Even before the revocation of the Treaty of Nantes, civil war had broken out between Louis XIII and the Huguenot forces.  The revocation of the Edict of Nantes has been termed “one of the most flagrant political and religious blunders in the history of France.”  It is estimated that more than 400,000 Protestants migrated to Holland, Prussia, England and America. There is evidence to suggest that this large migration included many skilled artisans and trades people.  (Gedeon who was a carpenter could be considered among these numbers.)  By 1715 Louis XIV proclaimed that he had ” put an end to the exercise of the Protestant religion.”

It was not until 1789 that the National Assembly, following the Revolution, restored some of the civil rights of the Huguenots and recognized the validity of Protestant marriages.  The process of recognition continued under Napoleon but was sharply reversed after the fall of Napoleon when a period known as “white terror” exposed Protestants to outrages, particularly in the south of France at Nimes and caused the Huguenots to flee again.  (Nimes was the principal centre of the Reformation in France.)

Gedeon Merlet arrived at New Amsterdam (Staten Island) on October 12, 1662, during  the period when some of the worst excesses of the “judicial war” against Huguenots were occuring in France.  However. the Merlets had arrived to a new kind of turbulence and bloodshed in the New World.
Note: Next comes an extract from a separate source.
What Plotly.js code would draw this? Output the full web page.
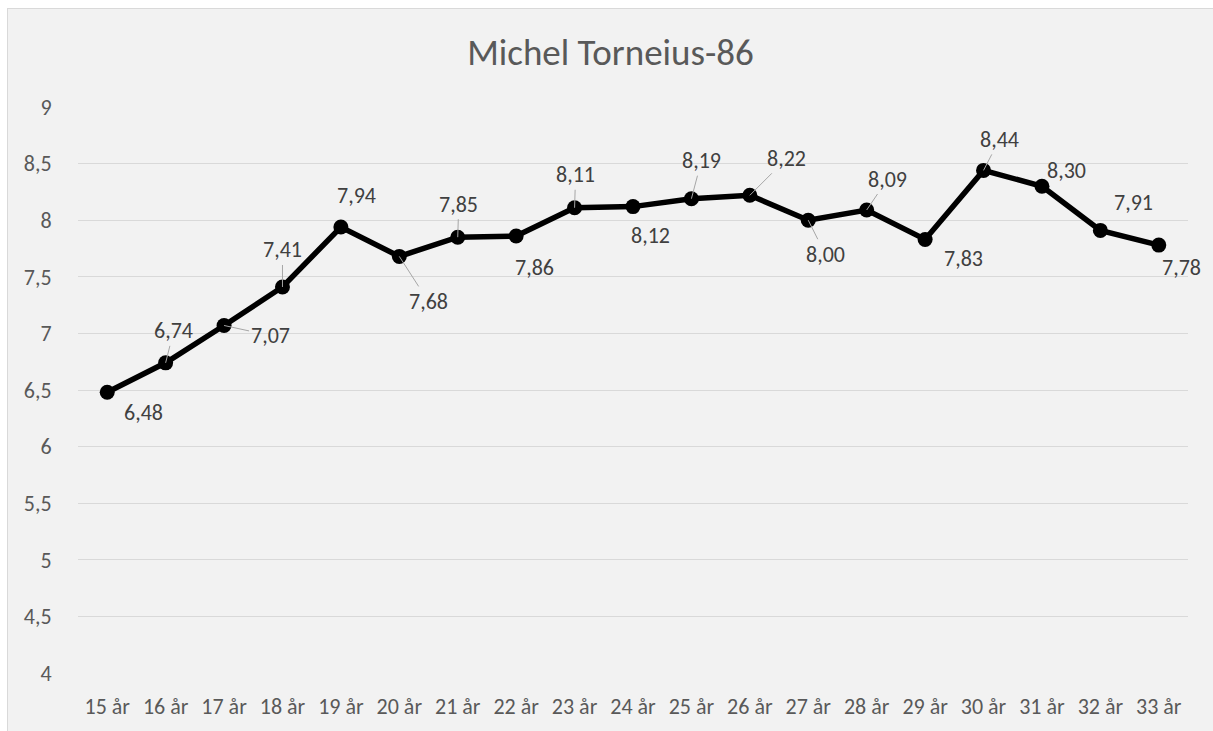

Staten Island was inhabited by the Raritan indians who laid waste completely to the first white settlements by 1655, just seven years before Gedeon’s arrival.  The first permanent settlement was made in 1661, one year before his arrival.  Staten Island was a major Huguenot destination because the Dutch West Indies Company had purchased the Island and granted land to French Huguenots at the settlement of Oude Dorp (old town) south of the Narrows.  However, two years after Gedeon’s arrival the British, under the Duke of York, captured Staten Island and brought English and Welsh farmers to establish homes and farms.  The Merlets had arrived in the New World only to encounter yet more  turbulence and change.